**Recorded information**
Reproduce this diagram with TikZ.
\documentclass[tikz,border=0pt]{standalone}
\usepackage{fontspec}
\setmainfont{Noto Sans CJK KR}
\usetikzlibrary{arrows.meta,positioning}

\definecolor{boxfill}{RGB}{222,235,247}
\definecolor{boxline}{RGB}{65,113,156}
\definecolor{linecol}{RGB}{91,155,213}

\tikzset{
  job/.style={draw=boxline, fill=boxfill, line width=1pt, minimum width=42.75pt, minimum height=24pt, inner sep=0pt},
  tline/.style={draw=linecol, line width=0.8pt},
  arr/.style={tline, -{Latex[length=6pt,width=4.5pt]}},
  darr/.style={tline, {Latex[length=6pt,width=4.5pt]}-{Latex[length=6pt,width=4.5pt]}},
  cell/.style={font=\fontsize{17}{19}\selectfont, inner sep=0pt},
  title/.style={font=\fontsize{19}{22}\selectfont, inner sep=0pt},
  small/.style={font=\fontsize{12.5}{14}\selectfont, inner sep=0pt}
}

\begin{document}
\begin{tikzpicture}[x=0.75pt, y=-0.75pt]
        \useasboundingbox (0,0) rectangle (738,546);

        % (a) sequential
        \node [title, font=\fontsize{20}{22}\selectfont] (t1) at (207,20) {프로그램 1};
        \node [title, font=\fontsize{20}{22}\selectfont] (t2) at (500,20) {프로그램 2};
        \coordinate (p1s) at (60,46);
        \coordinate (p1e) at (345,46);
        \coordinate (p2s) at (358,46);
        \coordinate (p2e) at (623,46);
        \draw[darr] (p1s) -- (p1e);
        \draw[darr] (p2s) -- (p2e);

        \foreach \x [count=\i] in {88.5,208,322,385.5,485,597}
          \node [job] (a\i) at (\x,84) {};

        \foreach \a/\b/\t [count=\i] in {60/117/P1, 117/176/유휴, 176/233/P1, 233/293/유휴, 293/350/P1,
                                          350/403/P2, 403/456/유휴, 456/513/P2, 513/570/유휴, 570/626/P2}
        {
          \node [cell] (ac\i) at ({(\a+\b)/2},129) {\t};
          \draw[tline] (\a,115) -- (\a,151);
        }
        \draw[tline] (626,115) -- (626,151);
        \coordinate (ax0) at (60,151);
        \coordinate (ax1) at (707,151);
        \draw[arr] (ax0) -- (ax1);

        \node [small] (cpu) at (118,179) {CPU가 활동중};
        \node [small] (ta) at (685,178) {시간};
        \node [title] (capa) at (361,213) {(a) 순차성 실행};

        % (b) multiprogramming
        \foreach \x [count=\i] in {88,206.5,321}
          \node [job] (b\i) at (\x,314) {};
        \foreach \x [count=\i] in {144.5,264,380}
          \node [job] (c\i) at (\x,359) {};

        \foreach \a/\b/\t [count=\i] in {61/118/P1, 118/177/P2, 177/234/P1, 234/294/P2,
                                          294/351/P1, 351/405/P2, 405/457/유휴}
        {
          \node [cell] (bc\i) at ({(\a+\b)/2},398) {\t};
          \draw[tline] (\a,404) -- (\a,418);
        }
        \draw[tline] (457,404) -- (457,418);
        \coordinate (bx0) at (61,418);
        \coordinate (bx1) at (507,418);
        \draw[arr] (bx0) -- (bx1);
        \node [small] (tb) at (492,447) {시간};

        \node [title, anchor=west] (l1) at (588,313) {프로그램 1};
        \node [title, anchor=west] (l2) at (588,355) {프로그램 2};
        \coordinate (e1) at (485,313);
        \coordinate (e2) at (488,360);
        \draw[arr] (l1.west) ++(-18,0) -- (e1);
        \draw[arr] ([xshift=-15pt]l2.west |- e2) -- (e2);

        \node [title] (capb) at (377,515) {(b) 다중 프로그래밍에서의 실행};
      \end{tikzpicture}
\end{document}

...

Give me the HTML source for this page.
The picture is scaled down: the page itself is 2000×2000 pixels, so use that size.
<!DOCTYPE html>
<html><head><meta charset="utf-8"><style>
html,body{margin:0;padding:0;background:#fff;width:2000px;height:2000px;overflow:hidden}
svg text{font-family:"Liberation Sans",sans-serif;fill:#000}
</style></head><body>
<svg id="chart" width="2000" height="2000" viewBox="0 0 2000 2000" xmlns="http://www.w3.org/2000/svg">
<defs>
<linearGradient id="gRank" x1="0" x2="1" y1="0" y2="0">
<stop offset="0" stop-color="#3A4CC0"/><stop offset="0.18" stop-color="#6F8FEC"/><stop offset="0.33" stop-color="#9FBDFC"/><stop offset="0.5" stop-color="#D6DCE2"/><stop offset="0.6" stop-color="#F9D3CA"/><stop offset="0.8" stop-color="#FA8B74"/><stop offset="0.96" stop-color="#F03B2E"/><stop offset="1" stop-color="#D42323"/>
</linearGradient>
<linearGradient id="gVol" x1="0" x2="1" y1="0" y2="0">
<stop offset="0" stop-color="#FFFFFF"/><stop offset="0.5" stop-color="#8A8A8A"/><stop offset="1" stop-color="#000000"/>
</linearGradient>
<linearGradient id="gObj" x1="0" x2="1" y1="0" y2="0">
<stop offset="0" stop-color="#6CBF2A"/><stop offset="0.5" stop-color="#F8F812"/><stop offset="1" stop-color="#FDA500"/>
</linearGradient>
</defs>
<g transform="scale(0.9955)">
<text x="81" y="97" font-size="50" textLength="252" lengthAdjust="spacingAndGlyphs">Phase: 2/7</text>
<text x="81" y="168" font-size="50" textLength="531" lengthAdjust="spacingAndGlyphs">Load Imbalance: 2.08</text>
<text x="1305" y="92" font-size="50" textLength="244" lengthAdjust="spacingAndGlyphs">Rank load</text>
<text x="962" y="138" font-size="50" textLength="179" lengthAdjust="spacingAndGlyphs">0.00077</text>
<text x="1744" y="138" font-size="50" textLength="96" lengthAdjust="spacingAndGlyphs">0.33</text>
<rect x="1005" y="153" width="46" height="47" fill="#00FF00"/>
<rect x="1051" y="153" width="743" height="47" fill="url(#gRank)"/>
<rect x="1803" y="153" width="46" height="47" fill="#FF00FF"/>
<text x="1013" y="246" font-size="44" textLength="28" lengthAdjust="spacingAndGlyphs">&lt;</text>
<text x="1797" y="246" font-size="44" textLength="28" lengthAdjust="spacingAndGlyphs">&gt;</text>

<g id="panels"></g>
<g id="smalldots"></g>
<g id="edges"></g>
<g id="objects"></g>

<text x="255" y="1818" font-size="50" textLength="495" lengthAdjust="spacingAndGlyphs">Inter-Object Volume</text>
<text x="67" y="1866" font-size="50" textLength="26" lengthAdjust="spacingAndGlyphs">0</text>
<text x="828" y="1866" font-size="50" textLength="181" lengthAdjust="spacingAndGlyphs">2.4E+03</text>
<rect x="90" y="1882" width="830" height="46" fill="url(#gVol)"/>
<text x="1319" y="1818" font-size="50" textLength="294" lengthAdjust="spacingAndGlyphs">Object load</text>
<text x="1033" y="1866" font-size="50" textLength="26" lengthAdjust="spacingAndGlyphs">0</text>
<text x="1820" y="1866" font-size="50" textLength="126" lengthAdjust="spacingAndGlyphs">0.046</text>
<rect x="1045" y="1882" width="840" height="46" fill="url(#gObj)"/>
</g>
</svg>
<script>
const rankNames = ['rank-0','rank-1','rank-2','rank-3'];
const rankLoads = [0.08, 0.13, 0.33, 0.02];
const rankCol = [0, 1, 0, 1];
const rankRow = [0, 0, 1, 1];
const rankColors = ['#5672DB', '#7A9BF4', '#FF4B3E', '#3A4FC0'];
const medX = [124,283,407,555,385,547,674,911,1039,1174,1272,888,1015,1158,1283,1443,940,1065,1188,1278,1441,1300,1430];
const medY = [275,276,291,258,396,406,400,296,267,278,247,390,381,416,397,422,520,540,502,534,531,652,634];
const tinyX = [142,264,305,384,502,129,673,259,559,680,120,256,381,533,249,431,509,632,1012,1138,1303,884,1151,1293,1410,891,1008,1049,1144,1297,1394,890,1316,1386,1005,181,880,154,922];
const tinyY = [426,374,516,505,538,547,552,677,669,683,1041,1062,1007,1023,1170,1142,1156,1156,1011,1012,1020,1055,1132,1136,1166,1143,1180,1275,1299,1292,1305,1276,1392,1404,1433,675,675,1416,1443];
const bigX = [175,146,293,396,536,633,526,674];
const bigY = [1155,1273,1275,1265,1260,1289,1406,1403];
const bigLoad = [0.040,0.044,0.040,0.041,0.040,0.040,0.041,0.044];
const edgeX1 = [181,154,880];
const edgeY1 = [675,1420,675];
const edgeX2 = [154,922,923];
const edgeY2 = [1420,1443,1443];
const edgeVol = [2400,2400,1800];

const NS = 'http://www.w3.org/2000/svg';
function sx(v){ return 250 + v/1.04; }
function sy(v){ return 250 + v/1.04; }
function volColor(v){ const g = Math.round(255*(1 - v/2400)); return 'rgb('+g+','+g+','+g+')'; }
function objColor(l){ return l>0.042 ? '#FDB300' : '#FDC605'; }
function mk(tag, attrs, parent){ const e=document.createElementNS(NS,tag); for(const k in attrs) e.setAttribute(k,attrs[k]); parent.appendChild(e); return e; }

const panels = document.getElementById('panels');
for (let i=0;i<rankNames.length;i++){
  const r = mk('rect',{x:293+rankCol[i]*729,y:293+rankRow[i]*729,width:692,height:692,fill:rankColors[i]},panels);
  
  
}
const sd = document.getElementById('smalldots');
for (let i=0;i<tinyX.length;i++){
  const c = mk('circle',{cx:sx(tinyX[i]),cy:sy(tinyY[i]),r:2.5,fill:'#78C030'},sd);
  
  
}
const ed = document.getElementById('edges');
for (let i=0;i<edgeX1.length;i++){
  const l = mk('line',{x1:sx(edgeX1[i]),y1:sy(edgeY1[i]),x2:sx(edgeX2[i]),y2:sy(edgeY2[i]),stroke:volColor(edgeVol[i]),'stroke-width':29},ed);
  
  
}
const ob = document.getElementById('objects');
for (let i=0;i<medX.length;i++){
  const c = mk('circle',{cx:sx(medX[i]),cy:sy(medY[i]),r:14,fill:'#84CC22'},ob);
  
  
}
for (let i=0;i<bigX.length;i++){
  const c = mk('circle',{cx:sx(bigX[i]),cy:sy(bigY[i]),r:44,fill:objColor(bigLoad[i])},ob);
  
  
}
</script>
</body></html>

**Problem**
Lines of the material that contain the word "page" are to be gathered.

**Exercise result**
Give me the HTML source for this page.
The picture is scaled down: the page itself is 2000×2000 pixels, so use that size.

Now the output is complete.